I was under the impression that lambda expression contexts in C# contain references to the variables of the parent function scope that are used in them. Consider:

public class Test
{
    private static System.Action<int> del;

    public static void test(){
        int i = 100500;
        del = a => System.Console.WriteLine("param = {0}, i = {1}", a, i);
        del(1);

        i = 10;
        del(1);

    }

    public static void Main()
    {
        test();
    }
}

outputs

param = 1, i = 100500
param = 1, i = 10

However, if this was true, the following would be illegal, because the lambda context would reference a local variable that went out of scope:

public class Test
{
    private static System.Action<int> del;

    public static void test(){
        int i = 100500;
        del = a => System.Console.WriteLine("param = {0}, i = {1}", a, i);
    }

    public static void Main()
    {
        test();
        del(1);
    }
}

However, this compiles, runs and outputs

param = 1, i = 100500

Which means that either something weird is going on, or the context keeps values of the local variables, not references to them. But if this was true, it would have to update them on every lambda invokation, and I don't see how that would work when the original variables go out of scope.

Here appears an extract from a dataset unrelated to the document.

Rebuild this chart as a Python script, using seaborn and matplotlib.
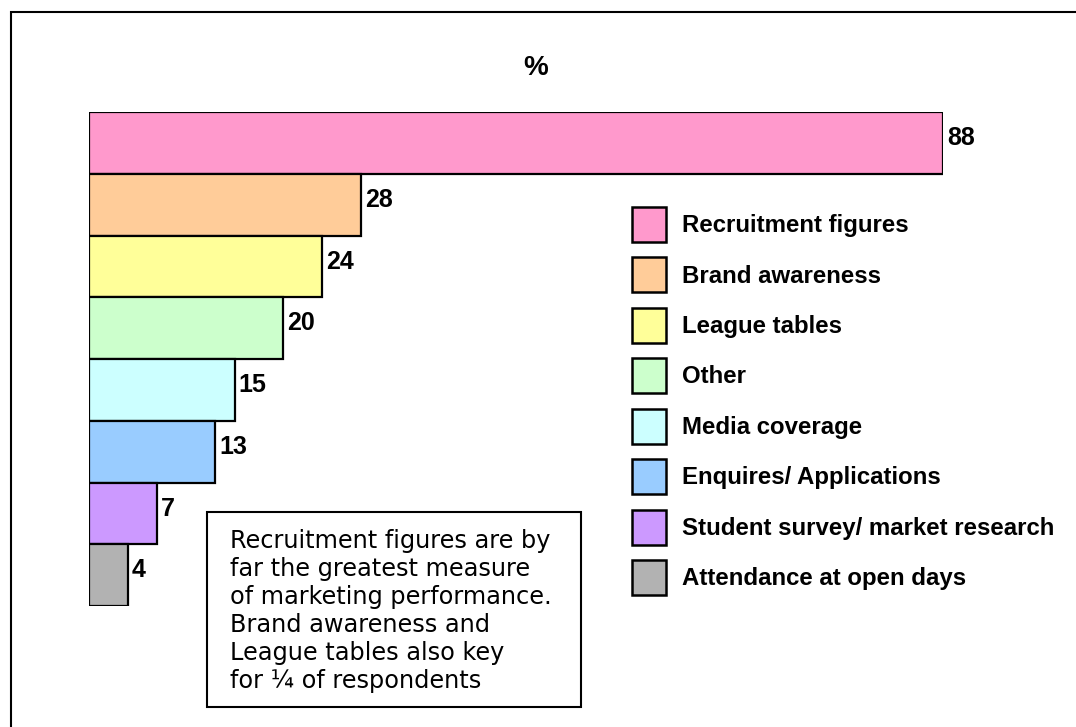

Also, it seems that this could incur an overhead when dealing with large value types.

I know that, for example, in C++, this is UB (confirmed in answer to this question).

The question is, is this well-defined behaviour in C#? (I think C# does have some UB, or at least some IB, right?)

If it is well-defined, how and why does this actually work? (implementation logic would be interesting)

Answer 1

The concept of closures as they relate to the lambda syntax in C# is a very large topic and too large for me to cover everything in just this answer but let's try to answer the specific question here at least. The actual answer is at the bottom, the rest between is background needed to understand the answer.

---

What happens when the compiler tries to compile a method using anonymous methods is that it rewrites the method to some extent.

Basically, a new class is generated and the anonymous method is lifted into this class. It's given a name, albeit an internal one, so for the compiler it sort of transitions from an anonymous method into a named method. You, however, doesn't have to know or handle that name.

Any variables that this method required, variables that was declared besides the anonymous method, but in the same method that used/declared the anonymous method, will be lifted as well, and then all usages of those variables is rewritten.

There's a couple of methods involved here now so it becomes hard to read the above text so instead let's do an example:

public Func<int, int> Test1()
{
    int a = 42;
    return value => a + value;
}

This method is rewritten to something like this:

public Func<int, int> Test1()
{
    var dummy = new <>c__DisplayClass1();
    dummy.a = 42;
    return dummy.<Test1>b__0;
}

internal class <>c__DisplayClass1
{
    public int a;
    public int <Test1>b__0(int value)
    {
        return a + value;
    }
}

The compiler can handle all these funky names (and yes, they really are named with all the brackets like that) because it refers to things with id's and object references, the names are no longer an issue for the compiler. You, however, can never declare a class or a method with those names so there's no risk of the compiler generating a class that just happens to already exist.

Here's a LINQPad example that shows that a class I declared, although with less brackets in its names, looks identical to the one generated by the compiler:

void Main()
{
    var f1 = Test1();
    f1(10).Dump();
    f1.Dump();

    var f2 = Test2();
    f2(10).Dump();
    f2.Dump();
}

public Func<int, int> Test1()
{
    int a = 42;
    return value => a + value;
}

public Func<int, int> Test2()
{
    var dummy = new __c__DisplayClass1();
    dummy.a = 42;
    return dummy._Test2_b__0;
}

public class __c__DisplayClass1
{
    public int a;
    public int _Test2_b__0(int value)
    {
        return a + value;
    }
}

output:

If you look at the screenshot above you notice two things for each delegate variable, a Method property, and a Target property.

When calling the method, it is called with a this reference referring to the Target object. A delegate thus captures two things: Which method to call, and the object on which to call it.

So basically, that object of that generated class survives as part of the delegate because it is the target of the method.

---

With all that in mind, let's look at your question:

Why does a lambda expression preserve enclosing scope variable values after method terminates?

A: If the lambda survives, all the captured variables survive as well because they're no longer local variables of the method they were declared in. Instead they were lifted onto a new object that also has the lambda method, and thus "follows" the lambda everywhere it goes.